--- DESCRIPTION OF THE TASK ---
Each line of the listing must be transcribed exactly, except for the images, which should be excluded.

--- START DATASET ENTRIES ---

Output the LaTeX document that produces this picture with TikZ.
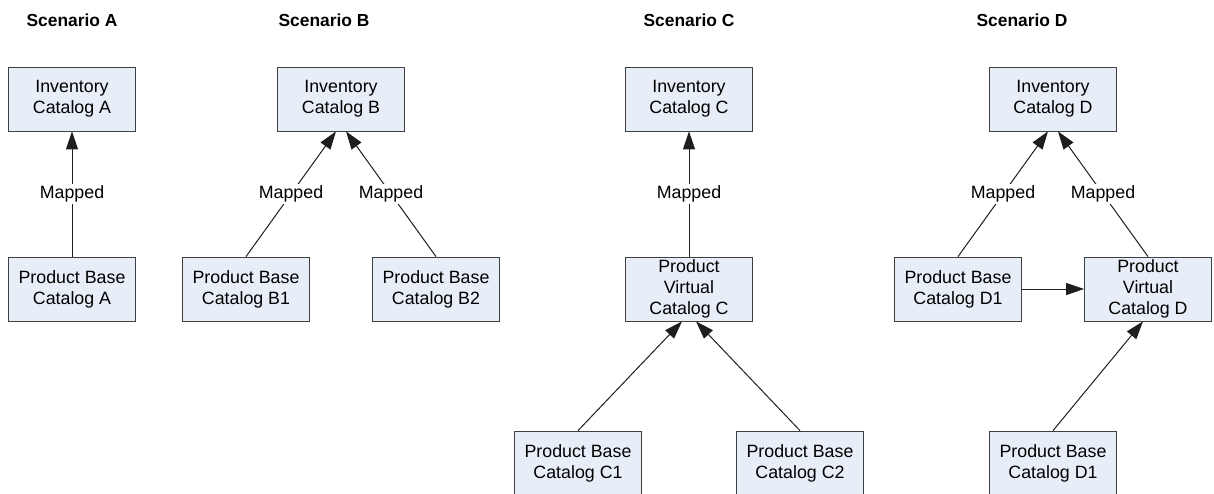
\documentclass[tikz,border=0pt]{standalone}
\usepackage{fontspec}
\setmainfont{Liberation Sans}
\usetikzlibrary{arrows.meta,positioning}

\begin{document}
\begin{tikzpicture}[x=0.5pt,y=-0.5pt,
  catalog/.style={draw={rgb,255:red,64;green,64;blue,64},fill={rgb,255:red,232;green,238;blue,247},
    minimum width=63.5pt,minimum height=32pt,inner sep=1pt,align=center,font=\fontsize{8.9}{10.5}\selectfont},
  title/.style={font=\fontsize{8.7}{10.5}\selectfont\bfseries},
  link/.style={draw={rgb,255:red,30;green,30;blue,30},line width=0.5pt,-{Triangle[length=9pt,width=6pt]}},
  tag/.style={fill=white,inner sep=1pt,font=\fontsize{8.9}{10.5}\selectfont}]
  \useasboundingbox (0,0) rectangle (1214,493); %Page size

  %Titles
  \node[title] (titleA) at (72,20) {Scenario A};
  \node[title] (titleB) at (324,20) {Scenario B};
  \node[title] (titleC) at (689,20) {Scenario C};
  \node[title] (titleD) at (1022,20) {Scenario D};

  %Scenario A
  \node[catalog] (invA) at (72,99) {Inventory\\Catalog A};
  \node[catalog] (prodA) at (72,289) {Product Base\\Catalog A};
  \draw[link] (prodA) -- node[tag]{Mapped} (invA);

  %Scenario B
  \node[catalog] (invB) at (341,99) {Inventory\\Catalog B};
  \node[catalog] (prodB1) at (246,289) {Product Base\\Catalog B1};
  \node[catalog] (prodB2) at (436,289) {Product Base\\Catalog B2};
  \draw[link] (prodB1.north) -- node[tag]{Mapped} ([xshift=-2.5pt]invB.south);
  \draw[link] (prodB2.north) -- node[tag]{Mapped} ([xshift=2.5pt]invB.south);

  %Scenario C
  \node[catalog] (invC) at (689,99) {Inventory\\Catalog C};
  \node[catalog] (virtC) at (689,289) {Product\\Virtual\\Catalog C};
  \node[catalog] (prodC1) at (578,463) {Product Base\\Catalog C1};
  \node[catalog] (prodC2) at (800,463) {Product Base\\Catalog C2};
  \draw[link] (virtC) -- node[tag]{Mapped} (invC);
  \draw[link] (prodC1.north) -- ([xshift=-3.5pt]virtC.south);
  \draw[link] (prodC2.north) -- ([xshift=3.5pt]virtC.south);

  %Scenario D
  \node[catalog] (invD) at (1053,99) {Inventory\\Catalog D};
  \node[catalog] (prodD1) at (958,289) {Product Base\\Catalog D1};
  \node[catalog] (virtD) at (1148,289) {Product\\Virtual\\Catalog D};
  \node[catalog] (prodD2) at (1053,463) {Product Base\\Catalog D1};
  \draw[link] (prodD1.north) -- node[tag]{Mapped} ([xshift=-2.5pt]invD.south);
  \draw[link] (virtD.north) -- node[tag]{Mapped} ([xshift=2.5pt]invD.south);
  \draw[link] (prodD1) -- (virtD);
  \draw[link] (prodD2.north) -- ([xshift=-2.5pt]virtD.south);
\end{tikzpicture}
\end{document}
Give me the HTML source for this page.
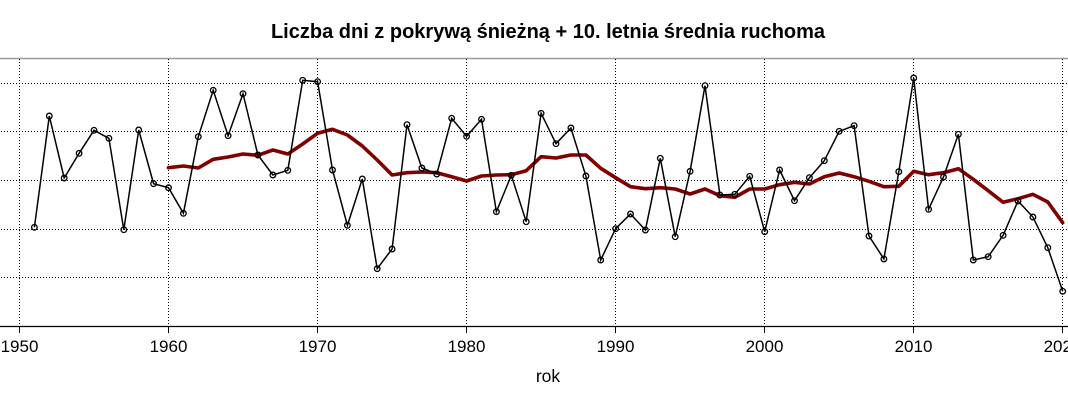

--- END DATASET ENTRIES ---

--- FULL OUTPUT ---
Output the LaTeX document that produces this picture with TikZ.
\documentclass[tikz,border=0pt]{standalone}
\usepackage{fontspec}
\setmainfont{Liberation Sans}
\usetikzlibrary{arrows.meta,positioning}

\begin{document}
\begin{tikzpicture}[x=0.5pt,y=-0.5pt,
  catalog/.style={draw={rgb,255:red,64;green,64;blue,64},fill={rgb,255:red,232;green,238;blue,247},
    minimum width=63.5pt,minimum height=32pt,inner sep=1pt,align=center,font=\fontsize{8.9}{10.5}\selectfont},
  title/.style={font=\fontsize{8.7}{10.5}\selectfont\bfseries},
  link/.style={draw={rgb,255:red,30;green,30;blue,30},line width=0.5pt,-{Triangle[length=9pt,width=6pt]}},
  tag/.style={fill=white,inner sep=1pt,font=\fontsize{8.9}{10.5}\selectfont}]
  \useasboundingbox (0,0) rectangle (1214,493); %Page size

  %Titles
  \node[title] (titleA) at (72,20) {Scenario A};
  \node[title] (titleB) at (324,20) {Scenario B};
  \node[title] (titleC) at (689,20) {Scenario C};
  \node[title] (titleD) at (1022,20) {Scenario D};

  %Scenario A
  \node[catalog] (invA) at (72,99) {Inventory\\Catalog A};
  \node[catalog] (prodA) at (72,289) {Product Base\\Catalog A};
  \draw[link] (prodA) -- node[tag]{Mapped} (invA);

  %Scenario B
  \node[catalog] (invB) at (341,99) {Inventory\\Catalog B};
  \node[catalog] (prodB1) at (246,289) {Product Base\\Catalog B1};
  \node[catalog] (prodB2) at (436,289) {Product Base\\Catalog B2};
  \draw[link] (prodB1.north) -- node[tag]{Mapped} ([xshift=-2.5pt]invB.south);
  \draw[link] (prodB2.north) -- node[tag]{Mapped} ([xshift=2.5pt]invB.south);

  %Scenario C
  \node[catalog] (invC) at (689,99) {Inventory\\Catalog C};
  \node[catalog] (virtC) at (689,289) {Product\\Virtual\\Catalog C};
  \node[catalog] (prodC1) at (578,463) {Product Base\\Catalog C1};
  \node[catalog] (prodC2) at (800,463) {Product Base\\Catalog C2};
  \draw[link] (virtC) -- node[tag]{Mapped} (invC);
  \draw[link] (prodC1.north) -- ([xshift=-3.5pt]virtC.south);
  \draw[link] (prodC2.north) -- ([xshift=3.5pt]virtC.south);

  %Scenario D
  \node[catalog] (invD) at (1053,99) {Inventory\\Catalog D};
  \node[catalog] (prodD1) at (958,289) {Product Base\\Catalog D1};
  \node[catalog] (virtD) at (1148,289) {Product\\Virtual\\Catalog D};
  \node[catalog] (prodD2) at (1053,463) {Product Base\\Catalog D1};
  \draw[link] (prodD1.north) -- node[tag]{Mapped} ([xshift=-2.5pt]invD.south);
  \draw[link] (virtD.north) -- node[tag]{Mapped} ([xshift=2.5pt]invD.south);
  \draw[link] (prodD1) -- (virtD);
  \draw[link] (prodD2.north) -- ([xshift=-2.5pt]virtD.south);
\end{tikzpicture}
\end{document}
Give me the HTML source for this page.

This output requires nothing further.